On Friday May 25th 1917 The Melton Mowbray Times & Vale of Belvoir Gazette published the following article under the heading. “AB KETTLEBY” – MEMORIAL SERVICE.- A service in memory of the late Pte. George Henry Gale, of the Leicestershire Regiment, was held in the Wesleyan Chapel on Wednesday evening, and was attended by the members of the family, Miss Lily Morris, the deceased’s fiancée, and a good congregation. The service which was of a most impressive character, was conducted by the Rev. C. T. Lander, of Long Clawson, who went through the burial service and afterwards gave a sympathetic address, speaking words of comfort and consolation to the family of the deceased soldier. Basing his discourse from 1 Timothy vi. 12, “Fight the good fight of faith, lay hold on eternal life,” he spoke of the sterling character of the deceased who had so nobly laid down his life for his King and country. He was an old and respected scholar of their Sunday School, and was fond of all kinds of manly sports and bore an excellent character amongst all with whom he came into contact. It was a great consolation to his parents and relations to know he lived a most worthy life before he so gallantly offered his service to his country, and he was sure that he was now enjoying that better service to which God in His wisdom had called him.

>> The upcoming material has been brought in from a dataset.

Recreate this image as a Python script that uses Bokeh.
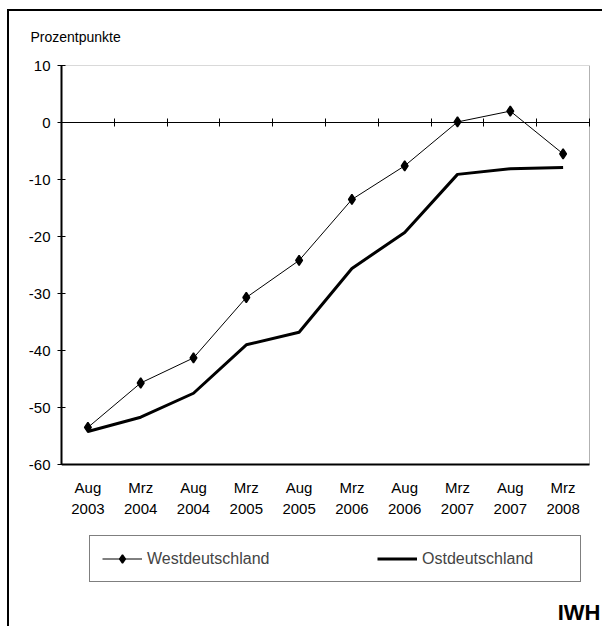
import numpy as np
from bokeh.plotting import figure
from bokeh.models import (Range1d, LinearAxis, FixedTicker, Legend, LegendItem,
                          ColumnDataSource, BoxAnnotation, Label)
from bokeh.embed import file_html
from bokeh.resources import INLINE

# ---- data ----
months = ["Aug 2003", "Mrz 2004", "Aug 2004", "Mrz 2005", "Aug 2005",
          "Mrz 2006", "Aug 2006", "Mrz 2007", "Aug 2007", "Mrz 2008"]
west = [-53.5, -45.7, -41.3, -30.7, -24.2, -13.5, -7.6, 0.1, 2.0, -5.5]
ost = [-54.2, -51.7, -47.5, -39.0, -36.8, -25.6, -19.3, -9.1, -8.1, -7.9]
y_ticks = [-60, -50, -40, -30, -20, -10, 0, 10]
series_names = ["Westdeutschland", "Ostdeutschland"]
unit_label = "Prozentpunkte"
source_label = "IWH"

FONT = "Liberation Sans"
n = len(months)
y_lo, y_hi = min(y_ticks), max(y_ticks)
xpos = [i + 0.5 for i in range(n)]          # category centres
labels = {x: m.replace(" ", "\n") for x, m in zip(xpos, months)}
ylabels = {t: str(t) for t in y_ticks}     # plain hyphen minus

# layout: plot area 528 x 399 px; the frame is extended to the canvas edge
# so that legend and source note can live inside it
PLOT_W, PLOT_H = 528, 399
FRAME_W, FRAME_H = 541, 561
x_end = n * FRAME_W / PLOT_W
y_start = y_hi - FRAME_H * (y_hi - y_lo) / PLOT_H

p = figure(frame_width=FRAME_W, frame_height=FRAME_H,
           x_range=Range1d(0, x_end), y_range=Range1d(y_start, y_hi),
           output_backend="svg", toolbar_location=None,
           min_border_left=61, min_border_top=65,
           min_border_right=0, min_border_bottom=0)

p.border_fill_color = None
p.background_fill_color = None
p.outline_line_color = None
p.xgrid.visible = False
p.ygrid.visible = False
p.styles = {"box-shadow": "inset 7px 9px 0 0 #fff, inset 9px 11px 0 0 #000"}

# plot-area box (thin top / right border)
p.add_layout(BoxAnnotation(left=0, right=n, bottom=y_lo, top=y_hi,
                           fill_color=None, line_color="black", line_width=1))

# y axis
yax = p.yaxis[0]
yax.ticker = FixedTicker(ticks=y_ticks)
yax.bounds = (y_lo, y_hi)
yax.major_label_overrides = ylabels
yax.minor_tick_line_color = None
yax.major_tick_in = 4
yax.major_tick_out = 4
yax.axis_line_width = 2
yax.axis_line_color = "black"
yax.major_tick_line_color = "black"
yax.major_label_text_font = FONT
yax.major_label_text_font_size = "15px"
yax.major_label_text_color = "black"
yax.major_label_standoff = 7

# x axis (category labels under the -60 line)
xax = p.xaxis[0]
xax.fixed_location = y_lo
xax.bounds = (0, n)
xax.ticker = FixedTicker(ticks=xpos)
xax.major_label_overrides = labels
xax.minor_tick_line_color = None
xax.major_tick_in = 0
xax.major_tick_out = 0
xax.axis_line_width = 2
xax.axis_line_color = "black"
xax.major_label_text_font = FONT
xax.major_label_text_font_size = "15px"
xax.major_label_text_color = "black"
xax.major_label_text_line_height = 1.25
xax.major_label_standoff = 14

# tick axis along the zero line, ticks at category boundaries
zax = LinearAxis(fixed_location=0, bounds=(0, n),
                 ticker=FixedTicker(ticks=list(range(0, n + 1))))
zax.major_tick_in = 4
zax.major_tick_out = 4
zax.minor_tick_line_color = None
zax.axis_line_color = "black"
zax.axis_line_width = 1
zax.major_label_text_alpha = 0
zax.major_label_text_font_size = "1px"
zax.major_label_standoff = 0
p.add_layout(zax, "above")

# unit title
p.title.text = unit_label
p.title.align = "left"
p.title.offset = -31
p.title.text_font = FONT
p.title.text_font_size = "14px"
p.title.text_font_style = "normal"
p.title.text_color = "black"
p.title.standoff = 42

# data
src = ColumnDataSource(dict(x=xpos, west=west, ost=ost))
rw_line = p.line("x", "west", source=src, line_color="black", line_width=1)
rw_mark = p.scatter("x", "west", source=src, marker="diamond", size=10,
                    line_width=1.5, fill_color="black", line_color="black")
ro = p.line("x", "ost", source=src, line_color="black", line_width=3)

legend = Legend(items=[LegendItem(label=series_names[0], renderers=[rw_line, rw_mark]),
                       LegendItem(label=series_names[1], renderers=[ro])],
                orientation="horizontal", location=(28, 44), margin=0,
                padding=12, spacing=84, glyph_width=40, glyph_height=21,
                label_width=146, label_standoff=5,
                border_line_color="black", border_line_width=1,
                label_text_font=FONT, label_text_font_size="16px",
                background_fill_color="white", background_fill_alpha=1)
p.add_layout(legend)

# source note
p.add_layout(Label(x=x_end, y=y_start, text=source_label, text_align="right",
                   text_baseline="bottom", x_offset=-2, y_offset=2,
                   text_font=FONT, text_font_size="22px", text_font_style="bold",
                   text_color="black"))

open("out.html", "w").write(file_html(p, INLINE))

Mr J. Needham, the organist played the “Dead March” in “Saul.” The National Anthem brought the service to a close.

Source: Leicestershire War Memorials Project.
Remembered on the family memorial in Ab Kettleby churchyard, along with his brother Arthur.
Information from S Kallaste, 12/04/23

Image of George provided by J Drury, 10/09/2023.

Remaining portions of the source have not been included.